Can a person really believe all opinions are equally valid?

Can hold the opinion that all opinions are equally valid? Person A will hold that all opinions are equal. Say Person X holds the opinion that all opinions are not equal. This would put Person A’s and Person X’s opinions in direct conflict. Thus Person A cannot hold that all opinions are equally valid. Is there a solution to this paradox?

I guess if you define an opinion as some stated belief without proof, and assigned all opinions the value zero for lack of proof, then all opinions are equal. Since the opinion that opinions aren’t equal has zero value in this system, whilst the the idea that opinions are equal is not an opinion since it is a truth due to the assignment of zero value to all opinions.

Narcissistically I think this thread was inspired by something I said in a Pit thread

(“I try to behave as if all opinions are equally valid”)
(I’m probably wrong on that score)
Anyway. Part of me does feel that any genuinelly held opinion by a sane human being has the potential to be as valid as any other. For instance I am reluctant to dismiss believers in astrology as holding inferior beliefs, I feel like if their belief is as strong as that of a theist then it is somehow just as valid.

Is “All opinions are equally valid.” an opinion?

To be more relevant to the point of the OP - ‘valid’ does not mean ‘true’ in this case. It means credible (in other words ‘that might be true’). If the believer in the credibilities of all opinions being equal hears the opinion that all opinions are not equal in credibility then he might say - that opinion is credible. Somehow I think that invalidates the paradox.

I don’t see the logic of that at all.

I want to say that not all opnions are equally valid, but I have no way to define why one opinion would be more valid than another.

I’ll read the OP next time. It’s a genuine paradox, and the easiest solution is a type system of sorts. There are level 0 opinions, like “butter is disgusting” or “John Cage is a hack”, then there are level 1 opinions like “all (level 0) opinions are equally valid”. Then you have level 2 opinions, and so on and so forth…

  1. Let A be the opinion, “I believe gravity is an illusion.”

  2. A has no validity. Proof by laws of physics.

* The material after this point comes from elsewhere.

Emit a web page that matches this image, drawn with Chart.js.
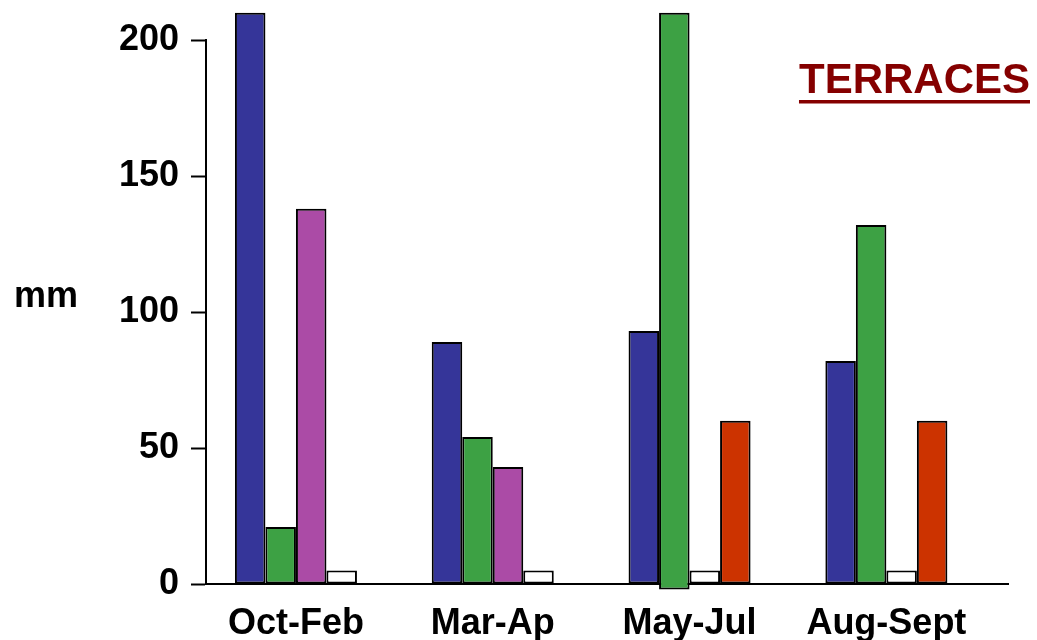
<!DOCTYPE html>
<html><head><meta charset="utf-8">
<script src="https://cdn.jsdelivr.net/npm/chart.js@4"></script>
<style>html,body{margin:0;padding:0;background:#fff}canvas{display:block}</style>
</head><body>
<canvas id="c" width="1037" height="640"></canvas>
<script>
const categories = ['Oct-Feb', 'Mar-Ap', 'May-Jul', 'Aug-Sept'];
const blueValues  = [210, 89, 93, 82];
const greenValues = [21, 54, [-2, 210], 132];
const pinkValues  = [138, 43, null, null];
const whiteValues = [5, 5, 5, 5];
const redValues   = [null, null, 60, 60];
const yTicks = [0, 50, 100, 150, 200];
const titleText = 'TERRACES';
const yAxisLabel = 'mm';

const FONT = '"Liberation Sans", Arial, sans-serif';
const toPoints = arr => arr.map((v, i) => ({ x: i, y: v }));

const textPlugin = {
  id: 'texts',
  afterDraw(chart) {
    const { ctx, chartArea } = chart;
    ctx.save();
    ctx.font = 'bold 42px ' + FONT;
    ctx.fillStyle = '#850000';
    ctx.textAlign = 'right';
    ctx.textBaseline = 'alphabetic';
    const x = chartArea.right + 22, y = 93;
    ctx.fillText(titleText, x, y);
    const w = ctx.measureText(titleText).width;
    ctx.fillRect(x - w, y + 7, w, 3.5);
    ctx.font = 'bold 36px ' + FONT;
    ctx.fillStyle = '#000';
    ctx.textAlign = 'left';
    ctx.fillText(yAxisLabel, 14, 307);
    ctx.restore();
  }
};

const ds = (data, color) => ({
  data: toPoints(data),
  backgroundColor: color,
  borderColor: '#000',
  borderWidth: 2,
  borderSkipped: false,
  categoryPercentage: 0.62,
  barPercentage: 1,
  clip: false
});

new Chart(document.getElementById('c'), {
  type: 'bar',
  data: {
    datasets: [
      ds(blueValues, '#353599'),
      ds(greenValues, '#3da144'),
      ds(pinkValues, '#ab4ba6'),
      ds(whiteValues, '#ffffff'),
      ds(redValues, '#cc3300')
    ]
  },
  options: {
    responsive: false,
    animation: false,
    skipNull: true,
    layout: { padding: { left: 0, right: 29, top: 40, bottom: 0 } },
    plugins: { legend: { display: false }, tooltip: { enabled: false }, title: { display: false } },
    scales: {
      x: {
        type: 'linear',
        offset: false,
        min: -0.457,
        max: 3.618,
        afterBuildTicks: s => { s.ticks = categories.map((_, i) => ({ value: i })); },
        afterFit: s => { s.height = 56; },
        grid: { display: false, offset: false },
        border: { display: true, color: '#000', width: 2 },
        ticks: {
          autoSkip: false, maxRotation: 0, padding: 10,
          color: '#000',
          font: { family: FONT, size: 36, weight: 'bold' },
          callback: v => categories[v]
        }
      },
      y: {
        min: 0,
        max: 200,
        afterBuildTicks: s => { s.ticks = yTicks.map(v => ({ value: v })); },
        afterFit: s => { s.width = 206; },
        grid: { drawOnChartArea: false, drawTicks: true, tickLength: 15, tickWidth: 2, tickColor: '#000' },
        border: { display: true, color: '#000', width: 2 },
        ticks: {
          padding: 12,
          color: '#000',
          font: { family: FONT, size: 36, weight: 'bold' }
        }
      }
    }
  },
  plugins: [textPlugin]
});
</script>
</body></html>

  3. A is a member of the set “all opinions.” Proof by definition of the set “all opinions.”

By 2 and 3, “all opinions are equally valid” is false. QED. :wink:

I was taught this by my father at a young age:

“Everyone has the right to feel or believe anything they want, and you have no right to tell them that they are wrong. You are, however, free to disagree with them all you want. By the same token, you have the right to expect them to respect your beliefs or feelings, if they agree with them or not.”

So, yes, I believe that all opinions, in absence of direct facts to counter them, are equally valid. Hell, if I can show facts to directly contradict something someone believes, and they still don’t want to buy it, that is still their choice and I have to respect it.

Another distinction was expressed by the late Sen. Moynihan: “Everyone is entitled to his own opinion, but everyone is not entitled to his own facts.”

Two things:

  1. The statement “I believe gravity is an illusion” is a statement of fact, not opinion. “gravity is an illusion” is the corresponding opinion.

  2. I think you need to be a little more explicit in step 2.